• THE PROBLEM: Skip the pictures and quote all of the lines exactly.

• GIVEN MATERIAL:
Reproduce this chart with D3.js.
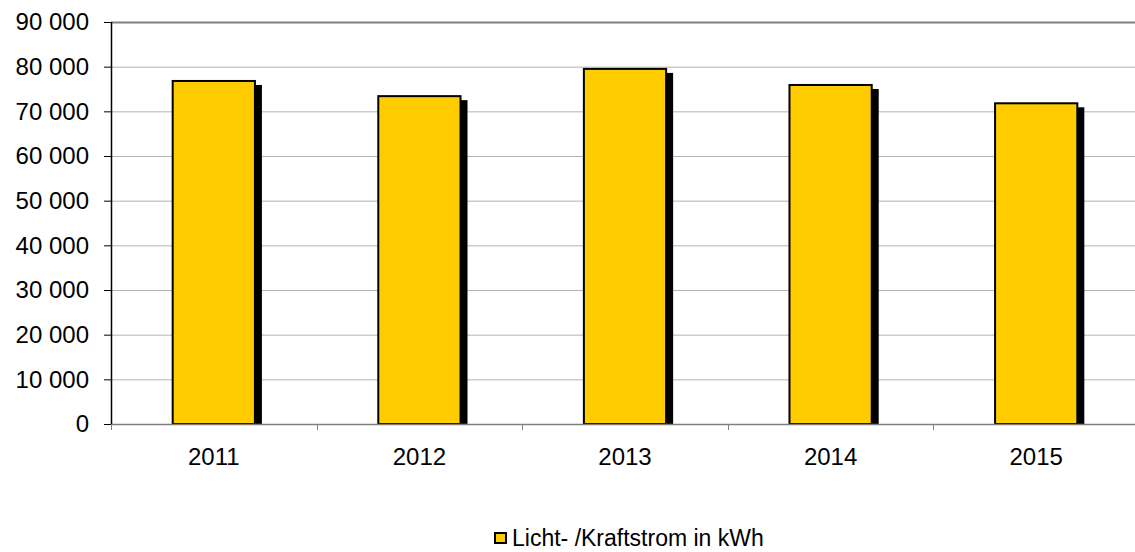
<!DOCTYPE html>
<html>
<head>
<meta charset="utf-8">
<script src="https://cdn.jsdelivr.net/npm/d3@7"></script>
<style>
  body { margin: 0; background: #fff; }
  text { font-family: "Liberation Sans", Arial, sans-serif; fill: #000; }
</style>
</head>
<body>
<div id="chart"></div>
<script>
// data
var years = ["2011", "2012", "2013", "2014", "2015"];
var strom = [76800, 73400, 79500, 75900, 71800];
var yTicks = [0, 10000, 20000, 30000, 40000, 50000, 60000, 70000, 80000, 90000];
var seriesName = "Licht- /Kraftstrom in kWh";

var W = 1135, H = 552;
var margin = {top: 22, right: -4, bottom: 128, left: 111};
var width = W - margin.left - margin.right,
    height = H - margin.top - margin.bottom;

var svg = d3.select("#chart").append("svg")
    .attr("width", W)
    .attr("height", H);

var g = svg.append("g")
    .attr("transform", "translate(" + margin.left + "," + margin.top + ")");

var x = d3.scaleBand().domain(years).range([0, width]).paddingInner(0.6).paddingOuter(0.3);
var y = d3.scaleLinear().domain([0, 90000]).range([height, 0]);

var fmt = function(d) { return d3.format(",")(d).replace(/,/g, " "); };

// grid lines
g.selectAll(".grid").data(yTicks.filter(function(d) { return d > 0; }))
  .enter().append("line")
    .attr("x1", 0).attr("x2", width)
    .attr("y1", function(d) { return y(d) + 0.5; })
    .attr("y2", function(d) { return y(d) + 0.5; })
    .attr("stroke", function(d) { return d === 90000 ? "#808080" : "#b4b4b4"; })
    .attr("stroke-width", function(d) { return d === 90000 ? 2 : 1; });

// shadows
g.selectAll(".shadow").data(strom)
  .enter().append("rect")
    .attr("x", function(d, i) { return x(years[i]) + 7; })
    .attr("y", function(d) { return y(d) + 4; })
    .attr("width", x.bandwidth())
    .attr("height", function(d) { return height - y(d) - 3; })
    .attr("fill", "#000");

// bars
g.selectAll(".bar").data(strom)
  .enter().append("rect")
    .attr("x", function(d, i) { return x(years[i]); })
    .attr("y", function(d) { return y(d); })
    .attr("width", x.bandwidth())
    .attr("height", function(d) { return height - y(d); })
    .attr("fill", "#ffcc00")
    .attr("stroke", "#000")
    .attr("stroke-width", 2);

// x axis
var xa = g.append("g").attr("transform", "translate(0," + height + ")");
xa.append("line").attr("x1", 0).attr("x2", width).attr("y1", 0.5).attr("y2", 0.5)
  .attr("stroke", "#808080").attr("stroke-width", 1.5);
xa.selectAll(".xt").data(d3.range(years.length + 1))
  .enter().append("line")
    .attr("x1", function(i) { return Math.round(i * x.step()) + 0.5; })
    .attr("x2", function(i) { return Math.round(i * x.step()) + 0.5; })
    .attr("y1", 0).attr("y2", 6)
    .attr("stroke", "#808080");
xa.selectAll(".xl").data(years)
  .enter().append("text")
    .attr("x", function(d) { return x(d) + x.bandwidth() / 2; })
    .attr("y", 41)
    .attr("text-anchor", "middle")
    .style("font-size", "24px")
    .text(function(d) { return d; });

// y axis
var ya = g.append("g");
ya.append("line").attr("x1", 0.5).attr("x2", 0.5).attr("y1", 0).attr("y2", height)
  .attr("stroke", "#000").attr("stroke-width", 1.5);
ya.selectAll(".yt").data(yTicks)
  .enter().append("line")
    .attr("x1", -7).attr("x2", 0)
    .attr("y1", function(d) { return y(d) + 0.5; })
    .attr("y2", function(d) { return y(d) + 0.5; })
    .attr("stroke", "#000");
ya.selectAll(".yl").data(yTicks)
  .enter().append("text")
    .attr("x", -22)
    .attr("y", function(d) { return y(d); })
    .attr("dy", "0.35em")
    .attr("text-anchor", "end")
    .style("font-size", "24px")
    .text(fmt);

// legend
var lg = svg.append("g").attr("transform", "translate(494,532)");
lg.append("rect").attr("x", 1).attr("y", 1).attr("width", 11).attr("height", 10)
  .attr("fill", "#ffcc00").attr("stroke", "#000").attr("stroke-width", 2);
lg.append("text").attr("x", 18).attr("y", 6).attr("dy", "0.35em")
  .style("font-size", "23px").text(seriesName);
</script>
</body>
</html>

• SOLUTION TO THIS EXERCISE:
Reproduce this chart with D3.js.
<!DOCTYPE html>
<html>
<head>
<meta charset="utf-8">
<script src="https://cdn.jsdelivr.net/npm/d3@7"></script>
<style>
  body { margin: 0; background: #fff; }
  text { font-family: "Liberation Sans", Arial, sans-serif; fill: #000; }
</style>
</head>
<body>
<div id="chart"></div>
<script>
// data
var years = ["2011", "2012", "2013", "2014", "2015"];
var strom = [76800, 73400, 79500, 75900, 71800];
var yTicks = [0, 10000, 20000, 30000, 40000, 50000, 60000, 70000, 80000, 90000];
var seriesName = "Licht- /Kraftstrom in kWh";

var W = 1135, H = 552;
var margin = {top: 22, right: -4, bottom: 128, left: 111};
var width = W - margin.left - margin.right,
    height = H - margin.top - margin.bottom;

var svg = d3.select("#chart").append("svg")
    .attr("width", W)
    .attr("height", H);

var g = svg.append("g")
    .attr("transform", "translate(" + margin.left + "," + margin.top + ")");

var x = d3.scaleBand().domain(years).range([0, width]).paddingInner(0.6).paddingOuter(0.3);
var y = d3.scaleLinear().domain([0, 90000]).range([height, 0]);

var fmt = function(d) { return d3.format(",")(d).replace(/,/g, " "); };

// grid lines
g.selectAll(".grid").data(yTicks.filter(function(d) { return d > 0; }))
  .enter().append("line")
    .attr("x1", 0).attr("x2", width)
    .attr("y1", function(d) { return y(d) + 0.5; })
    .attr("y2", function(d) { return y(d) + 0.5; })
    .attr("stroke", function(d) { return d === 90000 ? "#808080" : "#b4b4b4"; })
    .attr("stroke-width", function(d) { return d === 90000 ? 2 : 1; });

// shadows
g.selectAll(".shadow").data(strom)
  .enter().append("rect")
    .attr("x", function(d, i) { return x(years[i]) + 7; })
    .attr("y", function(d) { return y(d) + 4; })
    .attr("width", x.bandwidth())
    .attr("height", function(d) { return height - y(d) - 3; })
    .attr("fill", "#000");

// bars
g.selectAll(".bar").data(strom)
  .enter().append("rect")
    .attr("x", function(d, i) { return x(years[i]); })
    .attr("y", function(d) { return y(d); })
    .attr("width", x.bandwidth())
    .attr("height", function(d) { return height - y(d); })
    .attr("fill", "#ffcc00")
    .attr("stroke", "#000")
    .attr("stroke-width", 2);

// x axis
var xa = g.append("g").attr("transform", "translate(0," + height + ")");
xa.append("line").attr("x1", 0).attr("x2", width).attr("y1", 0.5).attr("y2", 0.5)
  .attr("stroke", "#808080").attr("stroke-width", 1.5);
xa.selectAll(".xt").data(d3.range(years.length + 1))
  .enter().append("line")
    .attr("x1", function(i) { return Math.round(i * x.step()) + 0.5; })
    .attr("x2", function(i) { return Math.round(i * x.step()) + 0.5; })
    .attr("y1", 0).attr("y2", 6)
    .attr("stroke", "#808080");
xa.selectAll(".xl").data(years)
  .enter().append("text")
    .attr("x", function(d) { return x(d) + x.bandwidth() / 2; })
    .attr("y", 41)
    .attr("text-anchor", "middle")
    .style("font-size", "24px")
    .text(function(d) { return d; });

// y axis
var ya = g.append("g");
ya.append("line").attr("x1", 0.5).attr("x2", 0.5).attr("y1", 0).attr("y2", height)
  .attr("stroke", "#000").attr("stroke-width", 1.5);
ya.selectAll(".yt").data(yTicks)
  .enter().append("line")
    .attr("x1", -7).attr("x2", 0)
    .attr("y1", function(d) { return y(d) + 0.5; })
    .attr("y2", function(d) { return y(d) + 0.5; })
    .attr("stroke", "#000");
ya.selectAll(".yl").data(yTicks)
  .enter().append("text")
    .attr("x", -22)
    .attr("y", function(d) { return y(d); })
    .attr("dy", "0.35em")
    .attr("text-anchor", "end")
    .style("font-size", "24px")
    .text(fmt);

// legend
var lg = svg.append("g").attr("transform", "translate(494,532)");
lg.append("rect").attr("x", 1).attr("y", 1).attr("width", 11).attr("height", 10)
  .attr("fill", "#ffcc00").attr("stroke", "#000").attr("stroke-width", 2);
lg.append("text").attr("x", 18).attr("y", 6).attr("dy", "0.35em")
  .style("font-size", "23px").text(seriesName);
</script>
</body>
</html>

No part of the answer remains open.